The story itself is more substantial than recent 2D Zeldas. The growing rifts that pull people into a parallel Still World drive a surprisingly somber subplot, and the supporting cast — Tri, the King, Impa, the Deku Tree — get genuine arcs. It's not Tears of the Kingdom in scope, but for a Grezzo-led Zelda, the writing is the strongest in the studio's run.
Performance & Visuals
The diorama art style is gorgeous — soft pastel landscapes, chibi character models, and lovely lighting. Nintendo's commitment to this aesthetic across handheld and TV mode is what gives the game its identity, and it looks almost handcrafted when you stop and stare.
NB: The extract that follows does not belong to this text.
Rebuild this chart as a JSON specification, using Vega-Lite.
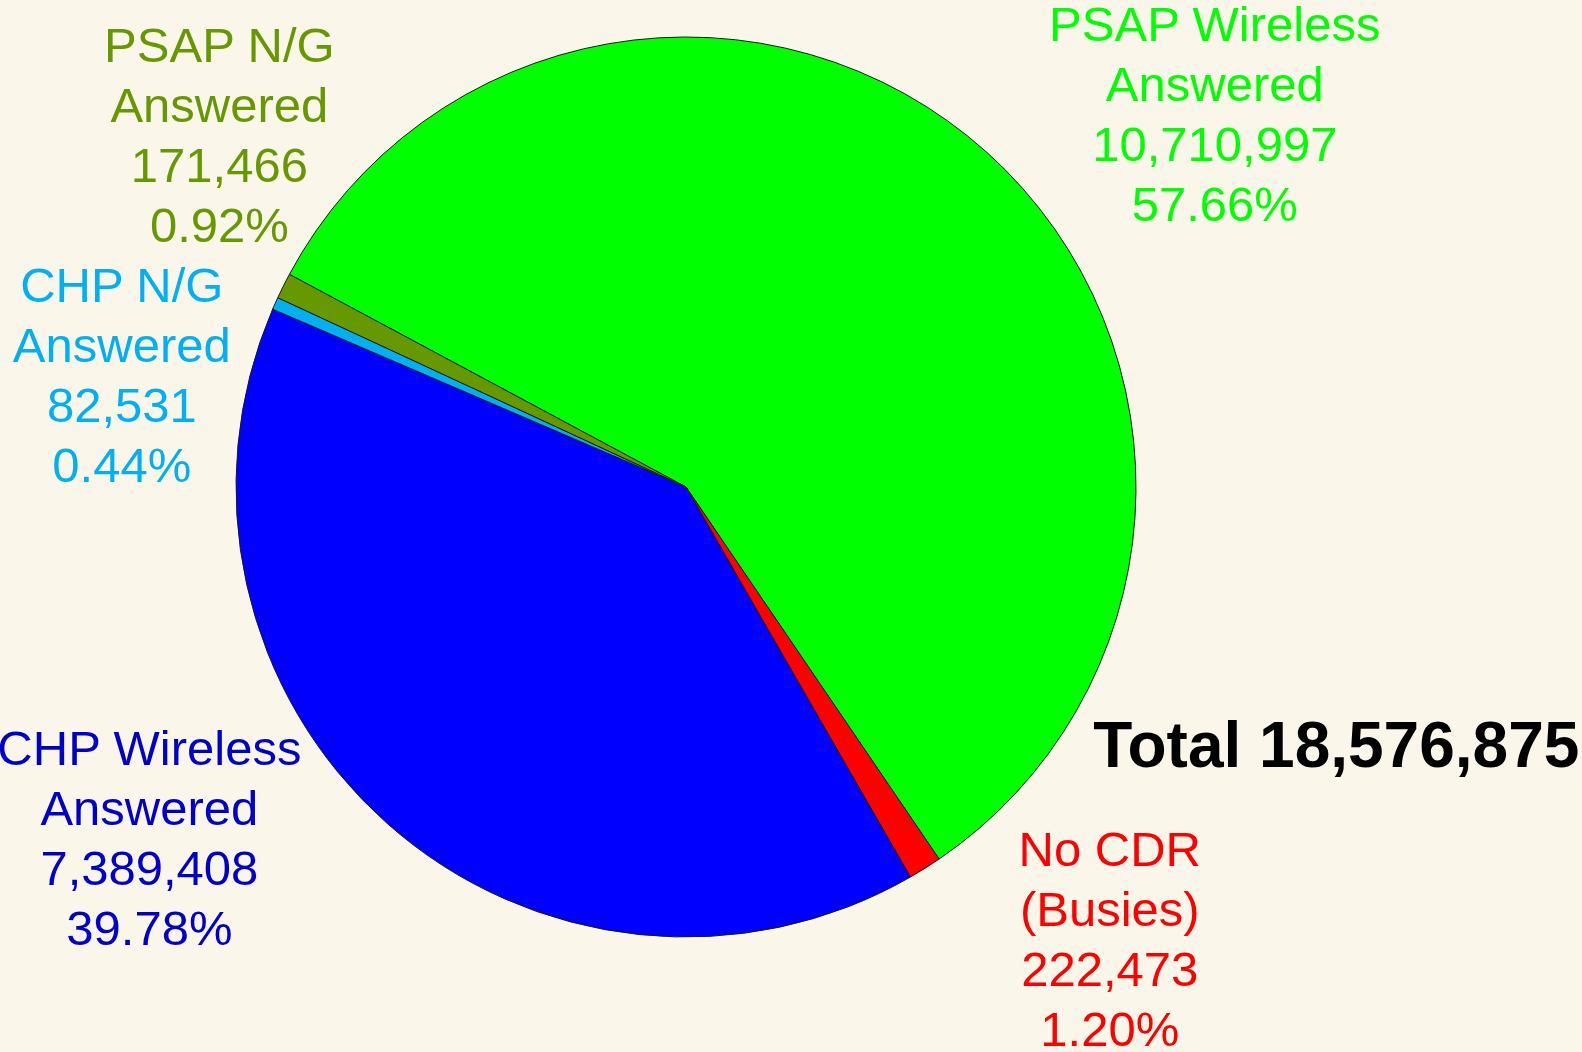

Performance is the weak spot. The Switch's aging hardware shows here: in busier areas, especially when many Echoes are summoned at once, the frame rate dips noticeably from its 60fps target down to the 40s. The slowdown is never game-breaking, but it's visible enough to be a recurring distraction. A Switch 2 patch is the obvious wish-list item.
✅ What's Great
- Echoes mechanic is one of the most creative systems in any 2D Zelda
- Playing as Zelda is overdue and surprisingly satisfying — she has her own identity
- Dungeons are short but inventive, with strong boss design
- Beautiful diorama art style, consistent in both handheld and docked
- Side quests are genuinely worthwhile, not just busywork
- Sandbox-style combat where almost every encounter has multiple valid solutions
❌ Minor Criticisms
- Frame rate dips in busy scenes betray the Switch's hardware age
- Echoes menu can feel cluttered late game when you have 100+ entries
- Some recycled assets and music from Link's Awakening remake
- Slightly shorter main campaign than recent 3D Zeldas (~25 hours)
Final Verdict
Echoes of Wisdom isn't trying to top Tears of the Kingdom in scope — and it doesn't need to. By placing Zelda in the lead role and handing her a genuinely novel toolkit, Grezzo and Nintendo have made the most experimental 2D Zelda in over a decade. It's a sandbox the series hasn't given us before, and proof that the Zelda formula still has room to surprise.
Performance issues on aging Switch hardware keep this from being a flat-out masterpiece, but the creativity on offer makes those rough spots easy to forgive. If you've ever wished Zelda games would let you actually be Zelda — or if you just love a good sandbox puzzle game — this is essential. Score: 8.7/10.